Trish Reeves, 50, is the Royal Voluntary Service’s locality manager for Swindon and Gloucestershire. The charity helps older people and recently launched its Swindon Community Transport service. Trish lives in Trowbridge with partner Les, a mechanical engineer, and has two grown-up children.

“IT’S about helping people to live their lives,” said Trish Reeves of the RVS.

“Really it’s as simple as that. They are able to live their lives to the fullest they can and the fullest they want to.

“Although we’re aimed at older people and a lot of our volunteers are older people, we have volunteers across the board – older and younger. We have people from 14-year-olds and people doing something in their holidays right across the board to 90 years old.

“You see people like that and you think, ‘I’m never going to stop – I’m going to keep going because that will make me as wonderful at 90 years old as you are.’”
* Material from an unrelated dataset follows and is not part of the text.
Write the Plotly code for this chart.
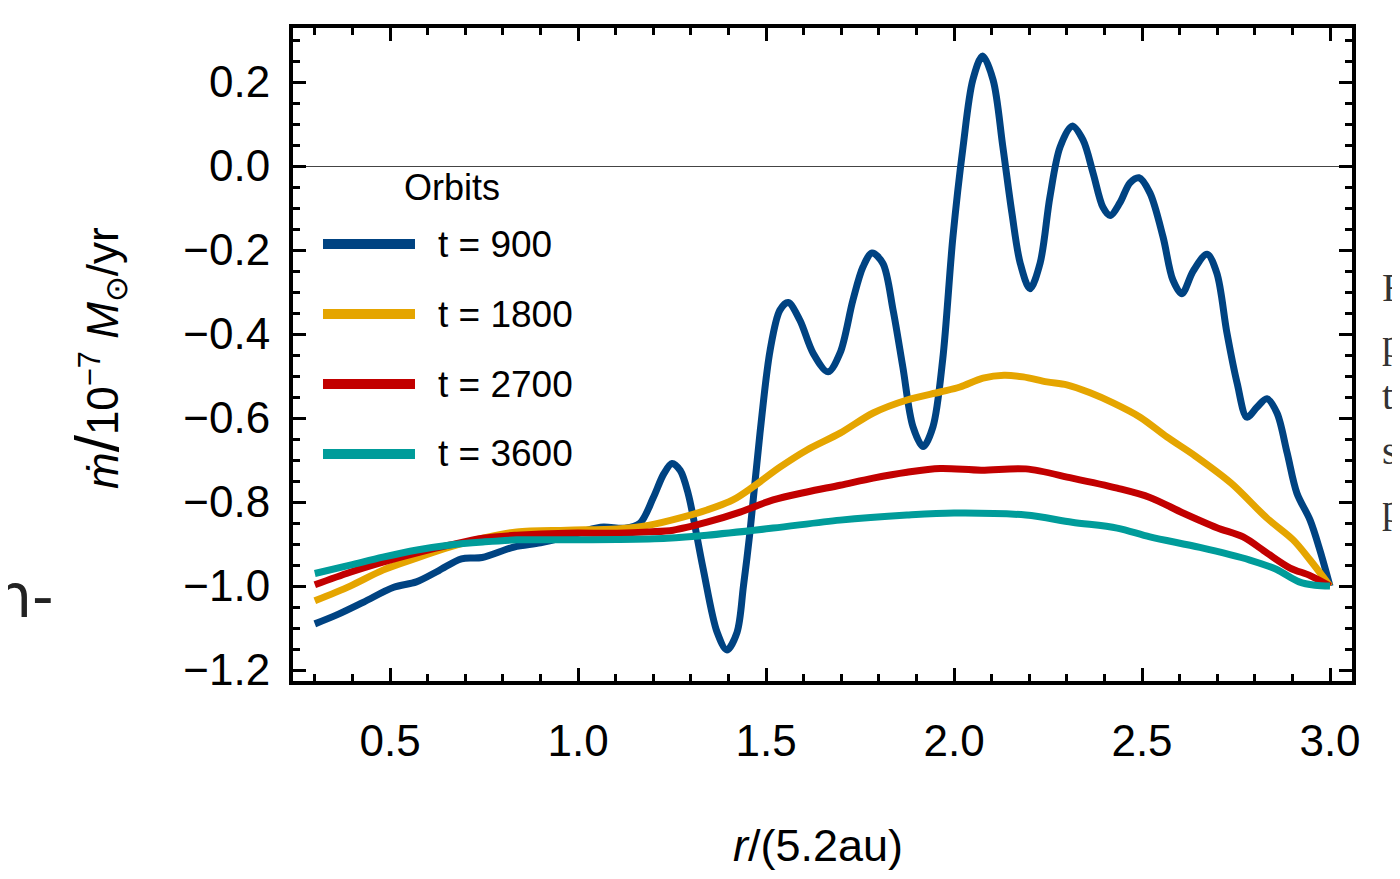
import plotly.graph_objects as go

# ---------------- data ----------------
r_900 = [0.30, 0.36, 0.43, 0.51, 0.57, 0.63, 0.69, 0.745, 0.83, 0.90, 0.97, 1.06, 1.125, 1.165,
         1.20, 1.228, 1.25, 1.272, 1.293, 1.332, 1.37, 1.396, 1.423, 1.44, 1.457, 1.484, 1.511,
         1.537, 1.559, 1.59, 1.625, 1.665, 1.697, 1.731, 1.758, 1.782, 1.811, 1.838, 1.864,
         1.891, 1.918, 1.944, 1.97, 1.997, 2.024, 2.05, 2.076, 2.104, 2.13, 2.154, 2.176,
         2.202, 2.229, 2.255, 2.282, 2.314, 2.343, 2.37, 2.396, 2.415, 2.441, 2.468, 2.492,
         2.521, 2.556, 2.582, 2.606, 2.636, 2.673, 2.699, 2.726, 2.753, 2.779, 2.806, 2.832,
         2.859, 2.886, 2.912, 2.947, 2.973, 3.0]
m_900 = [-1.09, -1.068, -1.038, -1.003, -0.99, -0.963, -0.935, -0.932, -0.907, -0.897, -0.882,
         -0.860, -0.862, -0.850, -0.79, -0.733, -0.708, -0.725, -0.78, -0.955, -1.11, -1.152,
         -1.11, -1.0, -0.874, -0.636, -0.438, -0.343, -0.325, -0.367, -0.445, -0.49, -0.445,
         -0.32, -0.24, -0.207, -0.232, -0.343, -0.479, -0.621, -0.668, -0.621, -0.46, -0.17,
         0.045, 0.205, 0.262, 0.205, 0.045, -0.112, -0.231, -0.292, -0.231, -0.074, 0.045,
         0.095, 0.062, -0.017, -0.098, -0.118, -0.088, -0.040, -0.028, -0.064, -0.169,
         -0.271, -0.304, -0.25, -0.21, -0.255, -0.398, -0.517, -0.598, -0.574, -0.554,
         -0.588, -0.683, -0.779, -0.843, -0.914, -1.0]

r_1800 = [0.30, 0.394, 0.481, 0.572, 0.66, 0.747, 0.837, 0.97, 1.104, 1.19, 1.279, 1.343,
          1.412, 1.465, 1.537, 1.609, 1.697, 1.785, 1.875, 1.963, 2.016, 2.077, 2.133, 2.184,
          2.247, 2.30, 2.362, 2.423, 2.495, 2.566, 2.641, 2.737, 2.832, 2.902, 2.947, 3.0]
m_1800 = [-1.035, -1.0, -0.962, -0.933, -0.907, -0.886, -0.871, -0.867, -0.864, -0.855,
          -0.836, -0.819, -0.795, -0.764, -0.717, -0.676, -0.636, -0.588, -0.557, -0.538,
          -0.526, -0.505, -0.498, -0.502, -0.514, -0.521, -0.540, -0.564, -0.598, -0.645,
          -0.690, -0.755, -0.838, -0.890, -0.938, -1.0]

r_2700 = [0.30, 0.394, 0.481, 0.572, 0.66, 0.747, 0.837, 0.97, 1.104, 1.19, 1.253, 1.343,
          1.431, 1.519, 1.609, 1.697, 1.785, 1.875, 1.963, 2.072, 2.191, 2.314, 2.434, 2.521,
          2.609, 2.699, 2.769, 2.832, 2.894, 2.947, 3.0]
m_2700 = [-0.997, -0.967, -0.943, -0.921, -0.902, -0.886, -0.879, -0.874, -0.874, -0.871,
          -0.867, -0.848, -0.824, -0.795, -0.776, -0.760, -0.743, -0.729, -0.720, -0.724,
          -0.721, -0.743, -0.767, -0.789, -0.826, -0.861, -0.883, -0.921, -0.957, -0.975, -1.0]

r_3600 = [0.30, 0.394, 0.481, 0.572, 0.66, 0.747, 0.837, 0.97, 1.104, 1.237, 1.343, 1.519,
          1.697, 1.875, 2.0, 2.191, 2.314, 2.434, 2.521, 2.654, 2.787, 2.857, 2.918, 2.96, 3.0]
m_3600 = [-0.970, -0.950, -0.931, -0.914, -0.902, -0.895, -0.890, -0.890, -0.889, -0.886,
          -0.879, -0.862, -0.843, -0.831, -0.826, -0.831, -0.848, -0.862, -0.883, -0.908,
          -0.938, -0.960, -0.990, -0.998, -1.0]

series_names = ["t = 900", "t = 1800", "t = 2700", "t = 3600"]
series_r = [r_900, r_1800, r_2700, r_3600]
series_m = [m_900, m_1800, m_2700, m_3600]
colors = ["#004382", "#E5A500", "#C20000", "#009C9A"]

x_tickvals = [0.5, 1.0, 1.5, 2.0, 2.5, 3.0]
x_ticktext = ["0.5", "1.0", "1.5", "2.0", "2.5", "3.0"]
y_tickvals = [0.2, 0.0, -0.2, -0.4, -0.6, -0.8, -1.0, -1.2]
y_ticktext = ["0.2", "0.0", "\u22120.2", "\u22120.4", "\u22120.6", "\u22120.8", "\u22121.0", "\u22121.2"]

# ---------------- figure ----------------
OFF = 8  # page body margin
W, H = 1400 - OFF, 879 - OFF
L, R, T, B = 293 - OFF, 1352 - OFF, 28 - OFF, 681 - OFF

def px_x(px):
    return (px - OFF - L) / (R - L)

def px_y(py):
    return (B - (py - OFF)) / (B - T)

FONT = "Liberation Sans, Arial, Helvetica, sans-serif"

fig = go.Figure()
for name, xs, ys, c in zip(series_names, series_r, series_m, colors):
    fig.add_trace(go.Scatter(x=xs, y=ys, mode="lines", name=name,
                             line=dict(color=c, width=7, shape="spline", smoothing=0.9),
                             showlegend=False))

axis_common = dict(showline=True, linewidth=4, linecolor="black", mirror="allticks",
                   ticks="inside", ticklen=13, tickwidth=3, tickcolor="black",
                   showgrid=False, tickfont=dict(family=FONT, size=44, color="black"))

fig.update_xaxes(range=[0.242, 3.0585], tickvals=x_tickvals, ticktext=x_ticktext,
                 minor=dict(tick0=0, dtick=0.1, ticks="inside", ticklen=7, tickwidth=3,
                            tickcolor="black", showgrid=False),
                 zeroline=False, ticklabelstandoff=18, **axis_common)
fig.update_yaxes(range=[-1.226, 0.3286], tickvals=y_tickvals, ticktext=y_ticktext,
                 minor=dict(tick0=0, dtick=0.05, ticks="inside", ticklen=7, tickwidth=3,
                            tickcolor="black", showgrid=False),
                 zeroline=True, zerolinecolor="#444444", zerolinewidth=1,
                 ticklabelstandoff=10, **axis_common)

shapes = []
annotations = []
# custom legend
legend_rows = [244, 314, 384, 454]
for name, c, py in zip(series_names, colors, legend_rows):
    shapes.append(dict(type="line", xref="paper", yref="paper",
                       x0=px_x(323), x1=px_x(415), y0=px_y(py), y1=px_y(py),
                       line=dict(color=c, width=10)))
    annotations.append(dict(xref="paper", yref="paper", x=px_x(436), y=px_y(py),
                            xanchor="left", yanchor="middle", text=name, showarrow=False,
                            font=dict(family=FONT, size=37, color="black")))
annotations.append(dict(xref="paper", yref="paper", x=px_x(452), y=px_y(187),
                        xanchor="center", yanchor="middle", text="Orbits", showarrow=False,
                        font=dict(family=FONT, size=36, color="black")))

# axis titles
annotations.append(dict(xref="paper", yref="paper", x=px_x(818), y=px_y(845),
                        xanchor="center", yanchor="middle",
                        text="<i>r</i>/(5.2au)", showarrow=False,
                        font=dict(family=FONT, size=45, color="black")))
annotations.append(dict(xref="paper", yref="paper", x=px_x(98), y=px_y(358),
                        xanchor="center", yanchor="middle", textangle=-90,
                        text="<i>m\u0307</i><span style='font-size:62px'>/</span>10<sup>\u22127</sup> <i>M</i><sub>\u2299</sub>/yr",
                        showarrow=False,
                        font=dict(family=FONT, size=44, color="black")))

# fragments of surrounding page text
annotations.append(dict(xref="paper", yref="paper", x=px_x(-8), y=px_y(596),
                        xanchor="left", yanchor="middle", text="n-", showarrow=False,
                        font=dict(family="DejaVu Sans, sans-serif", size=60, color="#222222")))
side_letters = ["F", "p", "t", "s", "p"]
side_rows = [287, 343, 396, 450, 508]
for ch, py in zip(side_letters, side_rows):
    annotations.append(dict(xref="paper", yref="paper", x=px_x(1380), y=px_y(py),
                            xanchor="left", yanchor="middle", text=ch, showarrow=False,
                            font=dict(family="Liberation Serif, serif", size=40, color="#333333")))

fig.update_layout(width=W, height=H, margin=dict(l=L, r=W - R, t=T, b=H - B, pad=0),
                  plot_bgcolor="white", paper_bgcolor="white",
                  shapes=shapes, annotations=annotations, showlegend=False)

fig.write_html("out.html")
At school, Trish battled to become the first girl to learn metalwork, and an early ambition to become a mechanic was thwarted only by blanket gender stereotyping.

She relishes a challenge.

In the years between school and her current role she worked as a nursing sister, helped people with learning difficulties, aided in the running of pre-schools and creches in two countries and managed the office of an international engineering firm.

Since joining the Royal Voluntary Service last year, she’s been locality manager for a team of 350 staff and volunteers.

The organisation’s motto is Together for Older People. In Swindon, its work includes the daily Great Western Hospital trolley service selling items such as snacks and newspapers, and a ‘meet and greet’ service for patients attending hospital appointments.

“The volunteers meet them, talk to them and reassure them,” said Trish.

“There’s no age limit on that – people of all ages might need reassurance when they’re in hospital.”

The RVS also runs a service in tandem with 11 Swindon libraries, taking books to housebound people, returning them and even helping with their choices.

And of course, there is also the Swindon Community Transport Service, which takes elderly people where they want to go. It’s a simple remit that can make all the difference to a person unable to use public transport or call on friends or family.

“We have a car and we also have volunteers who use their own cars. We collect the people and if they want to go shopping, we take them shopping. If they have a dental appointment we’ll sit with them while they’re waiting because a lot of people, no matter how young or how old, are frightened of the dentist.

“Sometimes it’s taking someone to see their son or daughter.”

Trish is originally from Dewsbury in Yorkshire, and is the youngest of four children born to a mother who had a variety of jobs and a journeyman brickmaker father who served in the Royal Navy in World War Two.

Her earliest ambition was to be a mechanic, which ended up leading to a confrontation with authority.

“I decided I wanted to do metalwork. Girls did not do metalwork. I went to the headmaster and pleaded, and I was the first girl in the school to do metalwork.”

Her desire to be a mechanic was ultimately thwarted by the sexism of the day, but Trish found another vocation as a nurse, and rose from trainee to acting sister in a few years.

“I thoroughly enjoyed it. I worked with people with learning difficulties right across the spectrum. I learned a great deal, and a great deal about myself, including how much I like to work in a caring role.

“I learned a lot about psychology, which I really enjoyed. It’s about the mechanics of the mind, almost. I was one of the youngest sisters, and I was being fast tracked.”

Then came her marriage to a soldier and the next chapters in her life, which saw her work in various British and German locations as everything from a cleaner to a pre-school volunteer. Later, Trish went to college in Andover to study subjects including business, sociology and psychology. She and her husband eventually split. Following a stint as a work experience co-ordinator at the college where she studied, Trish worked as an office manager for an engineering company until it relocated its research and development to Germany. She applied for the RVS job after seeing it advertised online, and has never looked back.

The RVS used to be the Women’s Royal Voluntary Service and is celebrating its 75th year. The name was changed earlier this year. Trish said: “We have a huge amount of male participation in our volunteering, but we also had a lot of gentlemen who thought it was just for women. We didn’t want people to think we were being exclusive of male volunteers – we’re not and we never will be.”

Demand for its services, like the need for volunteers, is unceasing, and Trish believes there are several reasons for this.

“It’s partly changes in society, changes in family life, changes in funding. It’s the way we live so fast. We also have a changing demographic. There are a lot more older people.”

More volunteers are always welcome. As Trish put it: “The more we have, the more we can give, and the more we can help.”